Once the department realized that Novak was the cyber culprit, Riley directed Connor to obtain two more warrants—one to search Novak’s apartment and one to arrest him. The warrants said that Novak unlawfully impaired the department’s functions, in violation of Ohio Rev. Code § 2909.04(B). Novak responds that, other than twelve minutes of phone calls to the department, the police department suffered no disruption to its functions. And Novak claims the officers were unaware of the twelve minutes of call time when they obtained the warrants. But, once again, the warrants still issued, and the department arrested Novak. The case went to trial, and Novak was acquitted.
Nova sued the City and Officers Rile and Connor; the Sixth Circuit held that most of his claims could proceed, and weren’t defeated by the police officers’ qualified immunity argument. Here’s the heart of the parody analysis:
[Parody] is protected speech. The question … is whether Novak’s page was a parody. The officers claim that his Facebook page was false and meant to mislead the public, not a parody. But they are wrong to think that we just look to a few confused people to determine if the page is protected parody.
Our nation’s long-held First Amendment protection for parody does not rise and fall with whether a few people are confused. Instead, we must apply a “reasonable reader” test. Speech that “could not reasonably have been interpreted as stating actual facts” is a parody, even if “patently offensive.” The test is not whether one person, or even ten people, or even one hundred people were confused by Novak’s page. Indeed, the genius of parody is that it comes close enough to reality to spark a moment of doubt in the reader’s mind before she realizes the joke….
And a parody need not spoil its own punchline by declaring itself a parody. “Parody serves its goals whether labeled or not, and there is no reason to require parody to state the obvious (or even the reasonably perceived).” Imagine if The Onion were required to disclaim that parodical headlines like the following are, in reality, false: Presidential Debate Sidetracked By Booker, De Blasio Arguing About Best Place In Lower Manhattan To Get Tapas, or, John Bolton Urges War Against the Sun After Uncovering Evidence It Has Nuclear Capabilities. The law of parody does not require us to strain credulity so far.
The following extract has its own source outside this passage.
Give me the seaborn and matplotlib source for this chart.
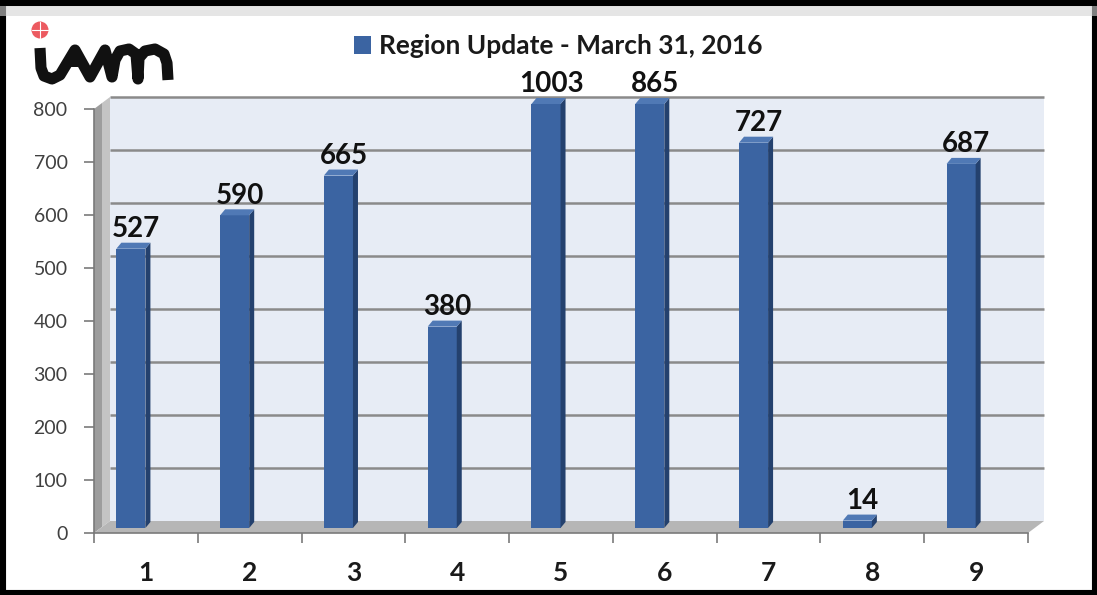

And that is not because everyone always understands the joke.
Instead, the test for parody is whether a reasonable reader would have seen Novak’s Facebook page and concluded that the posts stated “actual facts.” Our nation boasts a long history of protecting parody and satire. “[F]rom the early cartoon portraying George Washington as an ass down to the present day, … satirical cartoons have played a prominent role in public and political debate.” And parody, like all protected speech, need not be high-minded or respectful to find safe haven under the First Amendment. “One of the prerogatives of American citizenship is the right to criticize public men and measures—and that means not only informed and responsible criticism but the freedom to speak foolishly and without moderation.” “The art of the cartoonist is often not reasoned or evenhanded, but slashing and one-sided.” We uphold this right, even where parody shocks us, because “[o]ur trust in the good sense of the people on deliberate reflection goes deep.”
Whether Novak’s page was a protected parody is a question of fact that we cannot answer at this stage. [Note that Novak wasn’t asking for summary judgment on the grounds that any reasonable jury would have concluded that the speech was a parody; rather, defendants were arguing that the speech was, as a matter of law, not protected parody.-EV] Instead, the jury will have to answer that question. At this stage, though, Novak has alleged enough facts that a reasonable jury could find that his page was a parody.